_Objective_:
Copy out each line exactly; pictures stay out of the copy.

## Begin

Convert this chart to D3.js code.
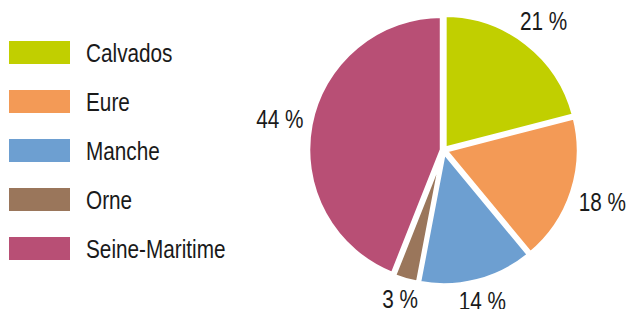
<!DOCTYPE html>
<html>
<head>
<meta charset="utf-8">
<script src="https://cdn.jsdelivr.net/npm/d3@7/dist/d3.min.js"></script>
<style>
  body { margin: 0; background: #fff; }
  svg text { font-family: "Liberation Sans", Arial, sans-serif; fill: #1a1a1a; }
</style>
</head>
<body>
<div id="chart"></div>
<script>
var departements = ["Calvados", "Eure", "Manche", "Orne", "Seine-Maritime"];
var parts = [21, 18, 14, 3, 44];
var couleurs = ["#c1cf00", "#f39a56", "#6d9fd1", "#9a765b", "#b84f75"];

var width = 629, height = 309;
var cx = 443.5, cy = 150;
var rayon = 134;       // rayon du remplissage (le trait blanc en mange la moitié)
var ecart = 1.5;       // petit décalage des parts vers l'extérieur
var fontSize = 25;
var etroit = 0.83;     // police condensée simulée

var svg = d3.select("#chart")
    .append("svg")
    .attr("width", width)
    .attr("height", height);

// ---- légende
var legende = d3.scaleBand()
    .domain(departements)
    .range([41, 41 + 49 * 5]);

var items = svg.selectAll("g.leg")
    .data(departements)
    .enter()
    .append("g")
    .attr("class", "leg")
    .attr("transform", function(d){ return "translate(0," + legende(d) + ")"; });

items.append("rect")
    .attr("x", 9)
    .attr("y", 0)
    .attr("width", 61)
    .attr("height", 23)
    .attr("fill", function(d, i){ return couleurs[i]; });

items.append("text")
    .attr("transform", "translate(86,21) scale(" + etroit + ",1)")
    .attr("font-size", fontSize + "px")
    .text(function(d){ return d; });

// ---- camembert
var pie = d3.pie().sort(null).value(function(d){ return d; });
var arc = d3.arc().innerRadius(0).outerRadius(rayon);
var arcs = pie(parts);

var g = svg.append("g").attr("transform", "translate(" + cx + "," + cy + ")");

var tranches = g.selectAll("g.arc")
    .data(arcs)
    .enter()
    .append("g")
    .attr("class", "arc")
    .attr("transform", function(d){
        var a = (d.startAngle + d.endAngle) / 2;
        return "translate(" + (Math.sin(a) * ecart) + "," + (-Math.cos(a) * ecart) + ")";
    });

tranches.append("path")
    .attr("d", arc)
    .attr("fill", function(d, i){ return couleurs[i]; })
    .attr("stroke", "#fff")
    .attr("stroke-width", 4.5)
    .attr("stroke-linejoin", "miter");

// ---- étiquettes
var rVisible = rayon - 2.25;
var gap = 10;
var labels = g.selectAll("text.pct")
    .data(arcs)
    .enter()
    .append("text")
    .attr("class", "pct")
    .attr("font-size", fontSize + "px")
    .attr("text-anchor", "middle")
    .text(function(d){ return d.data + " %"; });

labels.each(function(d){
    var bb = this.getBBox();
    var hw = bb.width * etroit / 2, hh = 9;
    var a = (d.startAngle + d.endAngle) / 2;
    var s = Math.sin(a), c = -Math.cos(a);
    var dist = rVisible + gap + Math.abs(s) * hw + Math.abs(c) * hh;
    d3.select(this)
        .attr("transform", "translate(" + (s * dist) + "," + (c * dist + 9) + ") scale(" + etroit + ",1)");
});
</script>
</body>
</html>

## End

_Completed task_:
Convert this chart to D3.js code.
<!DOCTYPE html>
<html>
<head>
<meta charset="utf-8">
<script src="https://cdn.jsdelivr.net/npm/d3@7/dist/d3.min.js"></script>
<style>
  body { margin: 0; background: #fff; }
  svg text { font-family: "Liberation Sans", Arial, sans-serif; fill: #1a1a1a; }
</style>
</head>
<body>
<div id="chart"></div>
<script>
var departements = ["Calvados", "Eure", "Manche", "Orne", "Seine-Maritime"];
var parts = [21, 18, 14, 3, 44];
var couleurs = ["#c1cf00", "#f39a56", "#6d9fd1", "#9a765b", "#b84f75"];

var width = 629, height = 309;
var cx = 443.5, cy = 150;
var rayon = 134;       // rayon du remplissage (le trait blanc en mange la moitié)
var ecart = 1.5;       // petit décalage des parts vers l'extérieur
var fontSize = 25;
var etroit = 0.83;     // police condensée simulée

var svg = d3.select("#chart")
    .append("svg")
    .attr("width", width)
    .attr("height", height);

// ---- légende
var legende = d3.scaleBand()
    .domain(departements)
    .range([41, 41 + 49 * 5]);

var items = svg.selectAll("g.leg")
    .data(departements)
    .enter()
    .append("g")
    .attr("class", "leg")
    .attr("transform", function(d){ return "translate(0," + legende(d) + ")"; });

items.append("rect")
    .attr("x", 9)
    .attr("y", 0)
    .attr("width", 61)
    .attr("height", 23)
    .attr("fill", function(d, i){ return couleurs[i]; });

items.append("text")
    .attr("transform", "translate(86,21) scale(" + etroit + ",1)")
    .attr("font-size", fontSize + "px")
    .text(function(d){ return d; });

// ---- camembert
var pie = d3.pie().sort(null).value(function(d){ return d; });
var arc = d3.arc().innerRadius(0).outerRadius(rayon);
var arcs = pie(parts);

var g = svg.append("g").attr("transform", "translate(" + cx + "," + cy + ")");

var tranches = g.selectAll("g.arc")
    .data(arcs)
    .enter()
    .append("g")
    .attr("class", "arc")
    .attr("transform", function(d){
        var a = (d.startAngle + d.endAngle) / 2;
        return "translate(" + (Math.sin(a) * ecart) + "," + (-Math.cos(a) * ecart) + ")";
    });

tranches.append("path")
    .attr("d", arc)
    .attr("fill", function(d, i){ return couleurs[i]; })
    .attr("stroke", "#fff")
    .attr("stroke-width", 4.5)
    .attr("stroke-linejoin", "miter");

// ---- étiquettes
var rVisible = rayon - 2.25;
var gap = 10;
var labels = g.selectAll("text.pct")
    .data(arcs)
    .enter()
    .append("text")
    .attr("class", "pct")
    .attr("font-size", fontSize + "px")
    .attr("text-anchor", "middle")
    .text(function(d){ return d.data + " %"; });

labels.each(function(d){
    var bb = this.getBBox();
    var hw = bb.width * etroit / 2, hh = 9;
    var a = (d.startAngle + d.endAngle) / 2;
    var s = Math.sin(a), c = -Math.cos(a);
    var dist = rVisible + gap + Math.abs(s) * hw + Math.abs(c) * hh;
    d3.select(this)
        .attr("transform", "translate(" + (s * dist) + "," + (c * dist + 9) + ") scale(" + etroit + ",1)");
});
</script>
</body>
</html>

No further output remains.